What is required -
Extract the lines from the start through the line that holds "minimum height=2.41cm] (ex4)", both included, omitting all images.

Raw data -
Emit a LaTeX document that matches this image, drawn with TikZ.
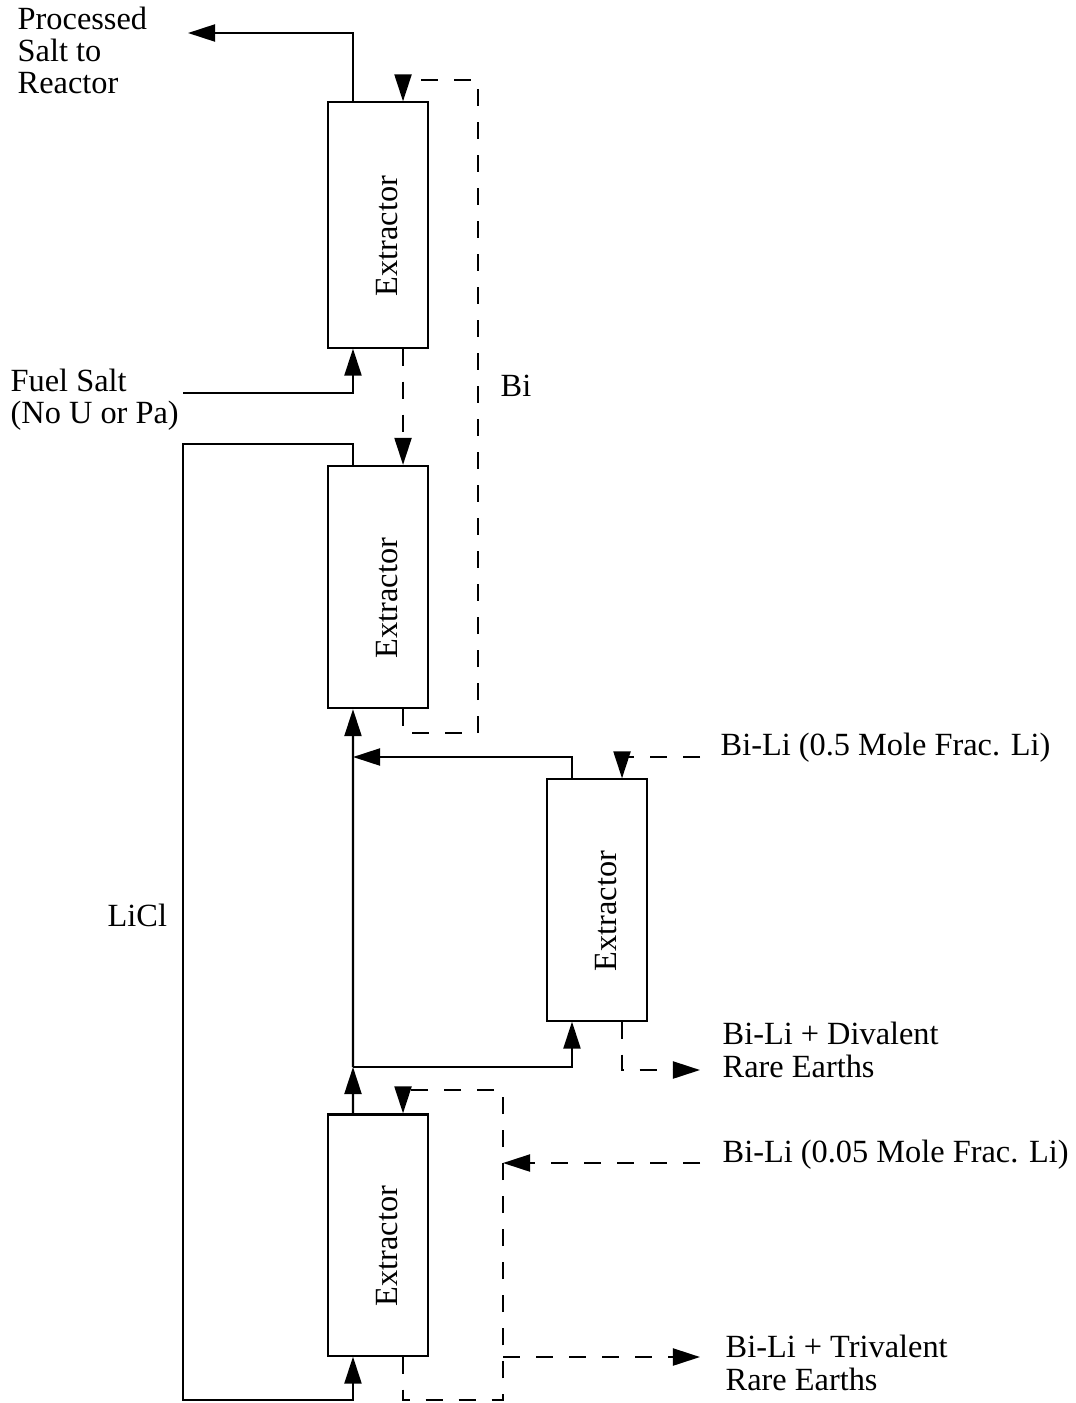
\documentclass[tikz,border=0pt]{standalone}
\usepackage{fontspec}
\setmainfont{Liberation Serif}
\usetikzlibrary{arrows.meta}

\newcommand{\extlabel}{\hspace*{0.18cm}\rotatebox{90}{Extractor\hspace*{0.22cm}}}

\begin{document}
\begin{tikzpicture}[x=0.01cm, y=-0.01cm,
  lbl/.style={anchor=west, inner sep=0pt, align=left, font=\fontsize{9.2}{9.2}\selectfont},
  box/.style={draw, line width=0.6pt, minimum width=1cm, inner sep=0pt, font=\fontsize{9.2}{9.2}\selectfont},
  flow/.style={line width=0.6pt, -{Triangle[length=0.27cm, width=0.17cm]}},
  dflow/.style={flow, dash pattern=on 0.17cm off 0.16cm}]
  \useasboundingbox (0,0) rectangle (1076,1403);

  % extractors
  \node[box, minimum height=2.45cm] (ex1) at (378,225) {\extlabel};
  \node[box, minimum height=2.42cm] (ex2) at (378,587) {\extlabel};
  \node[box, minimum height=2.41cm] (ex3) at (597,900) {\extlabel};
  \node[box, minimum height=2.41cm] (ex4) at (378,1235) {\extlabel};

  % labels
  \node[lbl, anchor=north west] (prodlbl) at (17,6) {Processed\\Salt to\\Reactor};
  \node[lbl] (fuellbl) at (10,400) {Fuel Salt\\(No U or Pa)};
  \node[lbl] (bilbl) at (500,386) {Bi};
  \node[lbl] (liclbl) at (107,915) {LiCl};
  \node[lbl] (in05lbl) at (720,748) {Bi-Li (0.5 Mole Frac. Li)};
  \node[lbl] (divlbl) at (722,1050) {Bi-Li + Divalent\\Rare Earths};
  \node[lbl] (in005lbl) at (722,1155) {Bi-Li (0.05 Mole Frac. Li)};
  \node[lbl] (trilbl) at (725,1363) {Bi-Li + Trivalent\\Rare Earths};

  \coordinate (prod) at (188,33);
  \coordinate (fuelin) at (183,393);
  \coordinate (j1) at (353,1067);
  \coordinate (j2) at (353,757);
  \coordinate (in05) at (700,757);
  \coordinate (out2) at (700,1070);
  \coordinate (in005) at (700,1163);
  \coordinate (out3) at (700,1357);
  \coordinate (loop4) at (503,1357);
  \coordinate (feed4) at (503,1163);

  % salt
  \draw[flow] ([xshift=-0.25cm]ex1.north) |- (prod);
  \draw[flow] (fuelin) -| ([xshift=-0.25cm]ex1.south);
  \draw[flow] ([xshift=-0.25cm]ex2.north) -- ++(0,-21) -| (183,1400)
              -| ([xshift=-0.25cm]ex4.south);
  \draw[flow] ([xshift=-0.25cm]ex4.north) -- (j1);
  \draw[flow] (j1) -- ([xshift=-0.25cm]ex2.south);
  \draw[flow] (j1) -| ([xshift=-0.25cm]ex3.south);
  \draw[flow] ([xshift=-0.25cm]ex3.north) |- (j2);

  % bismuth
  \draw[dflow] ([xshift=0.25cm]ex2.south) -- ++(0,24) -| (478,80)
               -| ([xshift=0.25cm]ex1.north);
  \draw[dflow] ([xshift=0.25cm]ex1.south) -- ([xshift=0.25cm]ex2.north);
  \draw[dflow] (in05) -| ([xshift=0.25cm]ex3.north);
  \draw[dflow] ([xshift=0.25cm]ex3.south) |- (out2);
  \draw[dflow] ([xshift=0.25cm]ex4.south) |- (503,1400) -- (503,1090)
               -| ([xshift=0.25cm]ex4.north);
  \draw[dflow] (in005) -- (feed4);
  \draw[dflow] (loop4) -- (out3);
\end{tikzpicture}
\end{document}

Solved problem -
Emit a LaTeX document that matches this image, drawn with TikZ.
\documentclass[tikz,border=0pt]{standalone}
\usepackage{fontspec}
\setmainfont{Liberation Serif}
\usetikzlibrary{arrows.meta}

\newcommand{\extlabel}{\hspace*{0.18cm}\rotatebox{90}{Extractor\hspace*{0.22cm}}}

\begin{document}
\begin{tikzpicture}[x=0.01cm, y=-0.01cm,
  lbl/.style={anchor=west, inner sep=0pt, align=left, font=\fontsize{9.2}{9.2}\selectfont},
  box/.style={draw, line width=0.6pt, minimum width=1cm, inner sep=0pt, font=\fontsize{9.2}{9.2}\selectfont},
  flow/.style={line width=0.6pt, -{Triangle[length=0.27cm, width=0.17cm]}},
  dflow/.style={flow, dash pattern=on 0.17cm off 0.16cm}]
  \useasboundingbox (0,0) rectangle (1076,1403);

  % extractors
  \node[box, minimum height=2.45cm] (ex1) at (378,225) {\extlabel};
  \node[box, minimum height=2.42cm] (ex2) at (378,587) {\extlabel};
  \node[box, minimum height=2.41cm] (ex3) at (597,900) {\extlabel};
  \node[box, minimum height=2.41cm] (ex4) at (378,1235) {\extlabel};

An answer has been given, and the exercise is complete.